Before I travelled to China, a country I lived in for 7 years, I had believed it to be inscrutable. The scale of its architecture had felt outlandish, the Chinese language sounded impenetrable and the art of the chopstick certainly beyond my grasp. And yet, once I was in Beijing walking around the city’s old criss-crossing warren of hutong alleyways, what I noticed was the familiar cadence of kabariwallahs crying out for waste to recycle as they slowly bicycled past the faded glory of courtyard-style homes. I delighted in the spicy sizzle of street food and noted the manner in which strangers addressed each other as family: auntie, grandmother, older brother. Rural folk shared their boiled eggs and oranges with me on bus rides across the country, reminiscent of similar journeys in India. In the unlikeliest of places- outside the Great Mosque in Xi’an, on the waterfront Bund of Shanghai and in a taxi in the far northeastern city of Harbin- people sang “Awaaran Hoon.”

In Turkey, on my honeymoon, I discovered that the dessert most often
recommended by the locals is halwa. In an Islamic boarding school in Indonesia’s East Java, I was told that the three Muslim reformers who founded the school are referred to as the trimurti. In Spain (my husband is Spanish) I learnt that families are as boisterous, complicated, and annoying as any in India. And in Belgium I realised that the origin of french fries (Belgian apparently, not French) is as contentious an issue as the origin of a certain type of spring roll is in Indonesia and Malaysia (both lay claim to the “Semarang lumpia”).


The world over, people complain about what foreigners have done to their food. Italians tell me there is no such thing as macaroni (the term is apparently a somewhat archaic, generic word for pasta) and Alfredo sauce is an abomination. Indians can legitimately claim the same of a Balti curry, not to mention the “Madras sauce” so beloved of British curry houses. And speaking of, what in the name of a vindaloo is a curry house?

Travel also teaches us that people everywhere have similar concerns. In India we wait for the rain, in Belgium they wait for the sun. But the celebration of “fine” weather, when it comes, is the same. In China it is considered rude to arrive late to a party, but being early is entirely forgivable. In India, only Chinese diplomats and Huawei employees arrive before 9:00pm for a 7:00pm invite. But hosts in both nations treat their guests lavishly.


Travel also deconstructs the categories of “normal” and “exotic.” Shopping at an Ikea in Sweden may be the height of banality, but not in Beijing. On Sunday afternoons entire families make a pilgrimage to the store in the Chinese capital. People test the beds on sale by actually taking naps on them. Grannies in Chairman Mao hairstyles chow down on Swedish meatballs, while a band plays at the restaurant. It is the hippest place to be. It’s almost as fun as watching Europeans in India exploding in excitement at the sight of a “water buffalo.”

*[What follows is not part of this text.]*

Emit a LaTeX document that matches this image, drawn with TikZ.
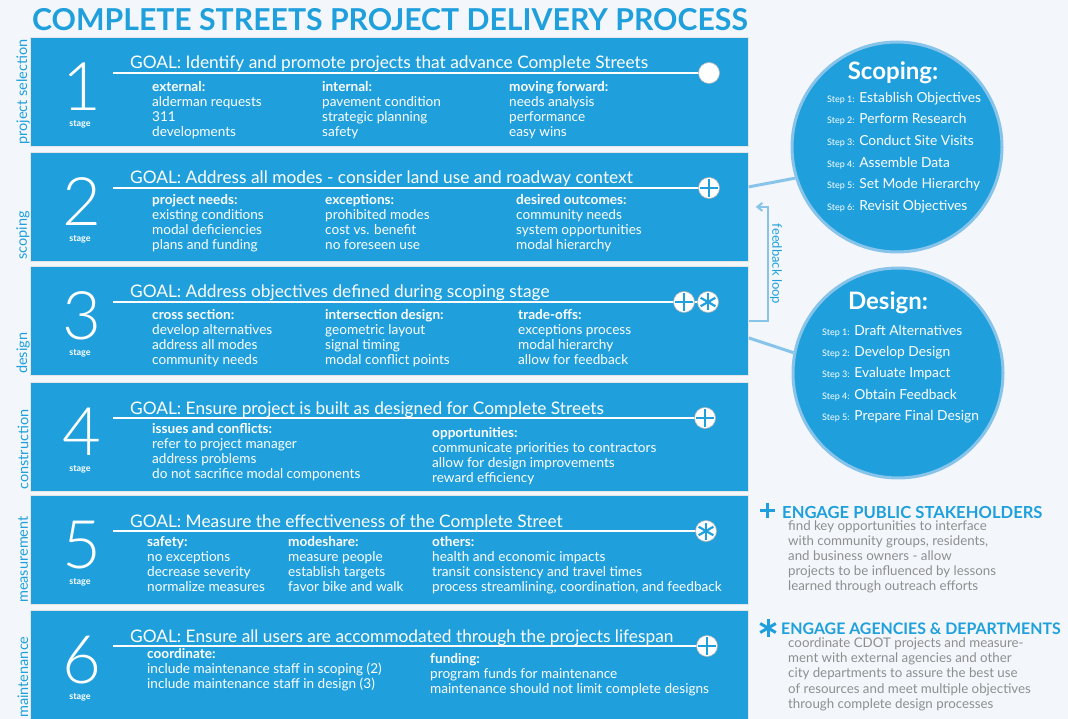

Travel helps us develop multiple perspectives and understand other points of view. An Indian may discover how the Chinese view the 1962 border war in a rather different light. An Indonesian might find herself unexpectedly
sympathetic to the Malaysian standpoint on the matter of the lumpia.
Travel puts our own reality in context. A Bruxellois inevitably groans about the terrible traffic on Chaussée de Waterloo until he encounters Beijing’s third ring road. A Beijinger cannot imagine anything worse than the gridlock on Dongzhimenwai on a weekday evening until she experiences a traffic jam on Jalan Sudirman in Jakarta. And a Jakartan only need spend a weekend in Mumbai to feel a lot better about the traffic in his city.


Not everything about travel is salubrious or enriching. There are humiliating experiences at immigration checkpoints. There are moments of great frustration when you cannot be understood and cannot understand. There are limits to everyone’s ability to embrace cultural diversity.
Even though there were occasions when I pretended to the contrary, I never developed a taste for sea slugs in the years I lived in China. In Jakarta, I grew aggravated with my inability to find a hair salon that used warm water for shampoos. In Tibet, I ran out of inventive excuses to pass on the butter tea (not to mention Yaks testicles). In Brussels I was robbed at the airport, barely ten minutes after landing. In Berlin I lost my luggage. In Cambodia I lost my temper. In London I lost my heart. But I always gained more than I lost.


The real traveler is more than a tourist. And travel is an education rather than an event. Through travel we have the opportunity to realize that the truth is rarely singular and always messy. By travelling to foreign countries we also travel into ourselves, and discover inner passageways that remain opaque to us at home. To travel is to celebrate the diversity of the world and appreciate the humanity of people. It is to fall in love anew.